**What the exercise asks**:
Extract only the first line of the listing and every line after it up to and including the one with "y1=y_ticks, line_color=GRID, line_width=1)". Omit the pictures.

**Dataset records**:
——————
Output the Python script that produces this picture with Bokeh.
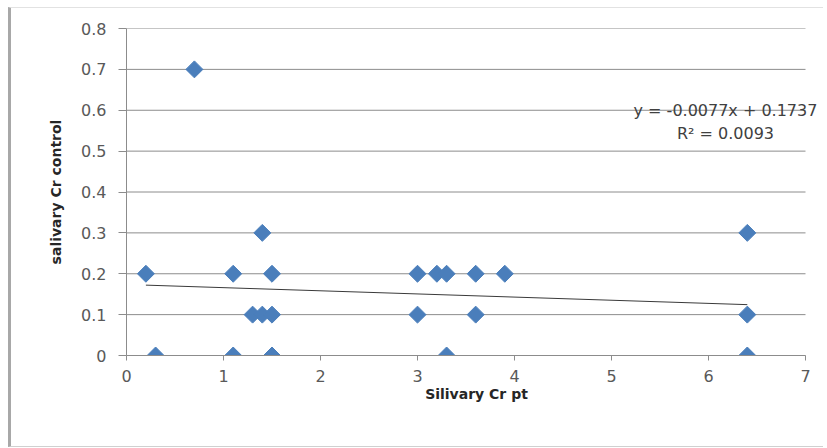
import numpy as np
from bokeh.plotting import figure
from bokeh.models import Label, FixedTicker, Range1d
from bokeh.embed import file_html
from bokeh.resources import INLINE

# data
x_pt = [0.2, 0.7, 0.3, 1.1, 1.1, 1.4, 1.5, 1.3, 1.4, 1.5, 1.5,
        3.0, 3.2, 3.3, 3.6, 3.9, 3.0, 3.6, 3.3, 6.4, 6.4, 6.4]
y_control = [0.2, 0.7, 0.0, 0.2, 0.0, 0.3, 0.2, 0.1, 0.1, 0.1, 0.0,
             0.2, 0.2, 0.2, 0.2, 0.2, 0.1, 0.1, 0.0, 0.3, 0.1, 0.0]
slope = -0.0077
intercept = 0.1737
r2 = 0.0093
x_ticks = [0, 1, 2, 3, 4, 5, 6, 7]
y_ticks = [0, 0.1, 0.2, 0.3, 0.4, 0.5, 0.6, 0.7, 0.8]
y_tick_labels = {0: "0", 0.1: "0.1", 0.2: "0.2", 0.3: "0.3", 0.4: "0.4",
                 0.5: "0.5", 0.6: "0.6", 0.7: "0.7", 0.8: "0.8"}

FONT = "DejaVu Sans"
GRID = "#8c8c8c"
X_MAX = x_ticks[-1]

p = figure(width=815, height=440, output_backend="svg", toolbar_location=None,
           x_range=Range1d(0, X_MAX * 700 / 679), y_range=Range1d(0, 0.8),
           min_border_left=115, min_border_right=0, min_border_top=20,
           min_border_bottom=93)
p.margin = (7, 0, 0, 8)
p.styles = {"border-left": "3px solid #a8a8a8",
            "border-top": "1px solid #e2e2e2",
            "border-bottom": "1px solid #d0d0d0"}
p.outline_line_color = None
p.background_fill_color = "white"
p.border_fill_color = "white"

p.xgrid.grid_line_color = None
p.ygrid.grid_line_color = None
# horizontal gridlines limited to the axis extent
p.segment(x0=0, x1=X_MAX, y0=y_ticks, y1=y_ticks, line_color=GRID, line_width=1)

p.xaxis.ticker = FixedTicker(ticks=x_ticks)
p.xaxis.bounds = (0, X_MAX)
p.yaxis.ticker = FixedTicker(ticks=y_ticks)
p.yaxis.major_label_overrides = y_tick_labels
for ax in (p.xaxis, p.yaxis):
    ax.axis_line_color = GRID
    ax.major_tick_line_color = GRID
    ax.minor_tick_line_color = None
    ax.major_tick_in = 0
    ax.major_label_text_font = FONT
    ax.major_label_text_font_size = "16px"
    ax.major_label_text_color = "#595959"
    ax.axis_label_text_font = FONT
    ax.axis_label_text_font_style = "bold"
    ax.axis_label_text_font_size = "14px"
    ax.axis_label_text_color = "#262626"
p.xaxis.major_tick_out = 5
p.xaxis.major_label_standoff = 9
p.yaxis.major_tick_out = 8
p.yaxis.major_label_standoff = 12
p.xaxis.axis_label = "Silivary Cr pt"
p.yaxis.axis_label = "salivary Cr control"
p.xaxis.axis_label_standoff = 1
p.yaxis.axis_label_standoff = 14

# trendline over the data's x extent
xs = [min(x_pt), max(x_pt)]
ys = [slope * v + intercept for v in xs]
p.line(xs, ys, line_color="#3a3a3a", line_width=1)

p.scatter(x_pt, y_control, marker="square", angle=np.pi / 4, size=12,
          fill_color="#4a7ebb", line_color="#4a7ebb")

eq = "y = -0.0077x + 0.1737"
p.add_layout(Label(x=6.175, y=0.60, text=eq, text_align="center",
                   text_baseline="middle", text_font=FONT,
                   text_font_size="16px", text_color="#404040"))
p.add_layout(Label(x=6.175, y=0.543, text="R² = %.4f" % r2, text_align="center",
                   text_baseline="middle", text_font=FONT,
                   text_font_size="16px", text_color="#404040"))

open("out.html", "w").write(file_html(p, INLINE))
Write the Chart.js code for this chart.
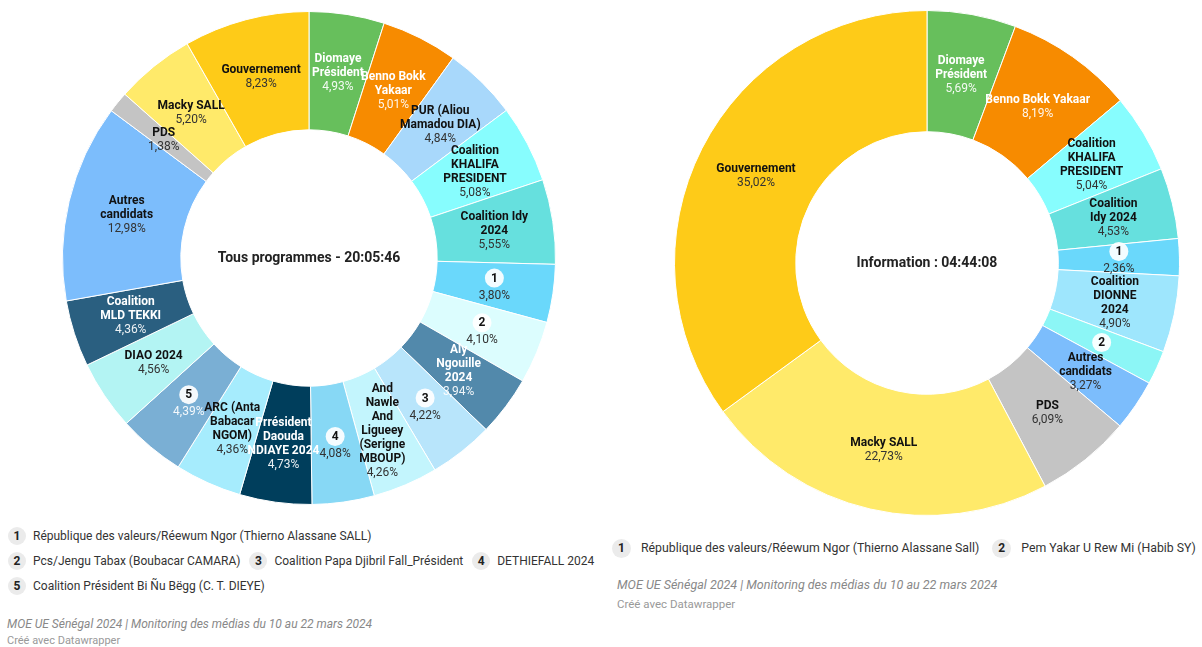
<!DOCTYPE html>
<html>
<head>
<meta charset="utf-8">
<script src="https://cdn.jsdelivr.net/npm/chart.js@4"></script>
<style>
  body { margin: 0; background: #fff; font-family: Roboto, "Noto Sans", sans-serif; }
  #page { position: relative; width: 1202px; height: 647px; overflow: hidden; }
  canvas { position: absolute; }
  .legend { position: absolute; display: flex; flex-wrap: wrap; column-gap: 9px; font-size: 12px; color: #333; }
  .item { display: flex; align-items: center; height: 20px; margin-bottom: 5px; white-space: nowrap; }
  .badge { width: 18px; height: 18px; border-radius: 50%; background: #ebebeb; font-weight: bold; color: #222;
           display: flex; align-items: center; justify-content: center; margin-right: 7px; font-size: 12px; }
  #rightLegend { font-size: 12.3px; column-gap: 13px; }
  #rightLegend .badge { margin-right: 10px; width: 19px; height: 19px; }
  .note { position: absolute; font-size: 12px; font-style: italic; color: #888; white-space: nowrap; }
  .credit { position: absolute; font-size: 11px; color: #999; white-space: nowrap; }
</style>
</head>
<body>
<div id="page">
  <canvas id="leftChart" width="618" height="516" style="left:0;top:0"></canvas>
  <canvas id="rightChart" width="550" height="526" style="left:652px;top:0"></canvas>
  <div class="legend" id="leftLegend" style="left:8px;top:526px;width:598px"></div>
  <div class="legend" id="rightLegend" style="left:612px;top:538px;width:640px"></div>
  <div class="note" style="left:7px;top:617px">MOE UE Sénégal 2024 | Monitoring des médias du 10 au 22 mars 2024</div>
  <div class="credit" style="left:7px;top:634px">Créé avec Datawrapper</div>
  <div class="note" style="left:617px;top:577px;font-size:12.5px">MOE UE Sénégal 2024 | Monitoring des médias du 10 au 22 mars 2024</div>
  <div class="credit" style="left:617px;top:597px;font-size:11.5px">Créé avec Datawrapper</div>
</div>
<script>
// Tous programmes
var leftLabels = ['Diomaye\nPrésident', 'Benno Bokk\nYakaar', 'PUR (Aliou\nMamadou DIA)', 'Coalition\nKHALIFA\nPRESIDENT',
    'Coalition Idy\n2024', '1', '2', 'Aly\nNgouille\n2024', '3', 'And\nNawle\nAnd\nLigueey\n(Serigne\nMBOUP)', '4',
    'Prrésident\nDaouda\nNDIAYE 2024', 'ARC (Anta\nBabacar\nNGOM)', '5', 'DIAO 2024', 'Coalition\nMLD TEKKI',
    'Autres\ncandidats', 'PDS', 'Macky SALL', 'Gouvernement'];
var leftValues = [4.93, 5.01, 4.84, 5.08, 5.55, 3.80, 4.10, 3.94, 4.22, 4.26, 4.08, 4.73, 4.36, 4.39, 4.56, 4.36, 12.98, 1.38, 5.20, 8.23];
var leftColors = ['#67bf5c', '#f78b00', '#a8d8fb', '#87fdfe', '#66e0de', '#6ad8fb', '#dcfdfe', '#5289ab', '#b8e5fb', '#c3f5fd',
    '#87d8f5', '#003e5c', '#a6ecfd', '#7aafd4', '#b3f4f3', '#2a5f80', '#7cbdfc', '#c4c4c4', '#ffea6a', '#fecb18'];
var leftWhite = [0, 1, 7, 11, 13, 15];
var leftLegendItems = ['République des valeurs/Réewum Ngor (Thierno Alassane SALL)', 'Pcs/Jengu Tabax (Boubacar CAMARA)',
    'Coalition Papa Djibril Fall_Président', 'DETHIEFALL 2024', 'Coalition Président Bi Ñu Bëgg (C. T. DIEYE)'];

// Information
var rightLabels = ['Diomaye\nPrésident', 'Benno Bokk Yakaar', 'Coalition\nKHALIFA\nPRESIDENT', 'Coalition\nIdy 2024', '1',
    'Coalition\nDIONNE\n2024', '2', 'Autres\ncandidats', 'PDS', 'Macky SALL', 'Gouvernement'];
var rightValues = [5.69, 8.19, 5.04, 4.53, 2.36, 4.90, 2.18, 3.27, 6.09, 22.73, 35.02];
var rightColors = ['#67bf5c', '#f78b00', '#87fdfe', '#66e0de', '#6ad8fb', '#9ee6fd', '#8cf6f6', '#7cbdfc', '#c4c4c4', '#ffea6a', '#fecb18'];
var rightWhite = [0, 1];
var rightHidePct = [6];
var rightLegendItems = ['République des valeurs/Réewum Ngor (Thierno Alassane Sall)', 'Pem Yakar U Rew Mi (Habib SY)'];

function fmt(v) { return v.toFixed(2).replace('.', ',') + '%'; }

// draws names, badges and percentages in the middle of each slice
var sliceLabels = {
    id: 'sliceLabels',
    afterDatasetsDraw: function(chart, args, opts) {
        var ctx = chart.ctx;
        var arcs = chart.getDatasetMeta(0).data;
        var values = chart.data.datasets[0].data;
        ctx.save();
        ctx.textAlign = 'center';
        ctx.textBaseline = 'middle';
        arcs.forEach(function(arc, i) {
            var p = arc.getProps(['x', 'y', 'startAngle', 'endAngle', 'innerRadius', 'outerRadius'], true);
            var mid = (p.startAngle + p.endAngle) / 2;
            var r = (p.innerRadius + p.outerRadius) / 2;
            var cx = p.x + Math.cos(mid) * r;
            var cy = p.y + Math.sin(mid) * r;
            var label = chart.data.labels[i];
            var white = opts.white.indexOf(i) >= 0;
            var showPct = opts.hidePct.indexOf(i) < 0;
            var isBadge = /^\d$/.test(label);
            var lines = isBadge ? [] : label.split('\n');
            var h = (isBadge ? 20 : lines.length * 14) + (showPct ? 14 : 0);
            var y = cy - h / 2;
            if (isBadge) {
                ctx.beginPath();
                ctx.arc(cx, y + 10, 9.5, 0, Math.PI * 2);
                ctx.fillStyle = 'rgba(255,255,255,0.92)';
                ctx.fill();
                ctx.fillStyle = '#111';
                ctx.font = 'bold 12px Roboto';
                ctx.fillText(label, cx, y + 10.5);
                y += 20;
            } else {
                ctx.fillStyle = white ? '#fff' : '#111';
                ctx.font = 'bold 12px Roboto';
                lines.forEach(function(t) {
                    ctx.fillText(t, cx, y + 7.5);
                    y += 14;
                });
            }
            if (showPct) {
                ctx.fillStyle = white ? 'rgba(255,255,255,0.92)' : '#333';
                ctx.font = '12px Roboto';
                ctx.fillText(fmt(values[i]), cx, y + 7.5);
            }
        });
        // title in the hole
        var m = arcs[0];
        ctx.fillStyle = '#222';
        ctx.font = 'bold 14px Roboto';
        ctx.fillText(opts.title, m.x, m.y);
        ctx.restore();
    }
};

function makeChart(id, labels, values, colors, white, hidePct, title, pad) {
    return new Chart(document.getElementById(id).getContext('2d'), {
        type: 'doughnut',
        data: {
            labels: labels,
            datasets: [{
                data: values,
                backgroundColor: colors,
                borderColor: '#ffffff',
                borderWidth: 1
            }]
        },
        options: {
            responsive: false,
            animation: false,
            cutout: '52%',
            layout: { padding: { top: pad, bottom: pad } },
            plugins: {
                legend: { display: false },
                tooltip: { enabled: false },
                sliceLabels: { white: white, hidePct: hidePct, title: title }
            }
        },
        plugins: [sliceLabels]
    });
}

makeChart('leftChart', leftLabels, leftValues, leftColors, leftWhite, [], 'Tous programmes - 20:05:46', 11);
makeChart('rightChart', rightLabels, rightValues, rightColors, rightWhite, rightHidePct, 'Information : 04:44:08', 10);

function buildLegend(id, items) {
    var box = document.getElementById(id);
    items.forEach(function(t, i) {
        var d = document.createElement('div');
        d.className = 'item';
        d.innerHTML = '<span class="badge">' + (i + 1) + '</span>' + t;
        box.appendChild(d);
    });
}
buildLegend('leftLegend', leftLegendItems);
buildLegend('rightLegend', rightLegendItems);
</script>
</body>
</html>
——————
**Correct output**:
Output the Python script that produces this picture with Bokeh.
import numpy as np
from bokeh.plotting import figure
from bokeh.models import Label, FixedTicker, Range1d
from bokeh.embed import file_html
from bokeh.resources import INLINE

# data
x_pt = [0.2, 0.7, 0.3, 1.1, 1.1, 1.4, 1.5, 1.3, 1.4, 1.5, 1.5,
        3.0, 3.2, 3.3, 3.6, 3.9, 3.0, 3.6, 3.3, 6.4, 6.4, 6.4]
y_control = [0.2, 0.7, 0.0, 0.2, 0.0, 0.3, 0.2, 0.1, 0.1, 0.1, 0.0,
             0.2, 0.2, 0.2, 0.2, 0.2, 0.1, 0.1, 0.0, 0.3, 0.1, 0.0]
slope = -0.0077
intercept = 0.1737
r2 = 0.0093
x_ticks = [0, 1, 2, 3, 4, 5, 6, 7]
y_ticks = [0, 0.1, 0.2, 0.3, 0.4, 0.5, 0.6, 0.7, 0.8]
y_tick_labels = {0: "0", 0.1: "0.1", 0.2: "0.2", 0.3: "0.3", 0.4: "0.4",
                 0.5: "0.5", 0.6: "0.6", 0.7: "0.7", 0.8: "0.8"}

FONT = "DejaVu Sans"
GRID = "#8c8c8c"
X_MAX = x_ticks[-1]

p = figure(width=815, height=440, output_backend="svg", toolbar_location=None,
           x_range=Range1d(0, X_MAX * 700 / 679), y_range=Range1d(0, 0.8),
           min_border_left=115, min_border_right=0, min_border_top=20,
           min_border_bottom=93)
p.margin = (7, 0, 0, 8)
p.styles = {"border-left": "3px solid #a8a8a8",
            "border-top": "1px solid #e2e2e2",
            "border-bottom": "1px solid #d0d0d0"}
p.outline_line_color = None
p.background_fill_color = "white"
p.border_fill_color = "white"

p.xgrid.grid_line_color = None
p.ygrid.grid_line_color = None
# horizontal gridlines limited to the axis extent
p.segment(x0=0, x1=X_MAX, y0=y_ticks, y1=y_ticks, line_color=GRID, line_width=1)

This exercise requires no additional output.